US authorities moved swiftly to contain the fallout from the recent bank collapses by guaranteeing all deposits at Silicon Valley Bank and Signature Bank, New York. The Fed also announced the new Bank Term Funding Program on Sunday, which offers one-year loans to banks that pledge collateral.

But US bank stocks are still getting hammered.

“Judging by the market’s reaction, financial markets seem to view these policy actions as insufficient, as stock prices for the US financial sector continue to decline as of this writing,” the economists wrote. “One market concern is that a deposit flight might not slow anytime soon” due to various reasons, including concerns from corporate customers that they may not have access to their deposits — even temporarily.

Even though a 0.25 percentage point rate cut is unlikely to be a “panacea” for banks, markets could quickly price in further rate cuts if the Fed signals lower rates in the future, the Nomura analysts wrote.

“This could somewhat reduce the risk of further bank runs, as well as reduce unrealized capital losses,” they added. That’s because bond prices and yields have an inverse relation, so when interest rates drop, prices bond prices tend to go up, which could alleviate losses. 

The Fed hiked interest rates eight times over the past year to its targeted levels of 4.5% to 4.75% now. 

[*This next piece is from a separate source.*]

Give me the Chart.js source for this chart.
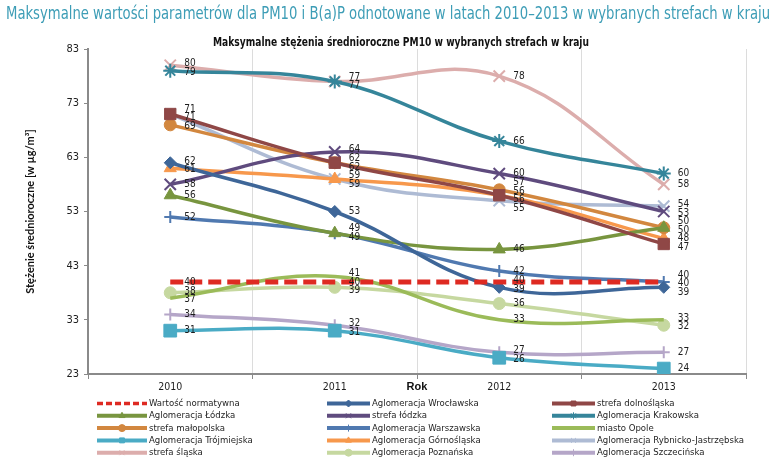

A growing chorus of experts tout a relaxation of the Fed’s rate-hike cycle

Nomura joins a growing chorus of experts who think the Fed could be forced to step back from its aggressive rate hikes.

On Sunday, investment banking giant Goldman Sachs said it doesn’t expect the Fed to hike interest rates at its next meeting. The investment banking giant was previously expecting the US central bank to hike the rate by 0.25 percentage points.

Top economist Mohamed El-Erian tweeted on Monday that the Fed could be compelled to halt its rate hikes aimed at cooling inflation.

Larry McDonald, the founder of “The Bear Traps Report” told CNBC on Friday that the bank’s meltdown could prompt the Fed to cut rates by 1 percentage point by December to guard against contagion in the financial system.

Overall, investors are starting to price in Fed rate cuts of 0.75 percentage points by December from the March peak, or a net decline of 50 basis points from current levels, according to the CME FedWatch Tool.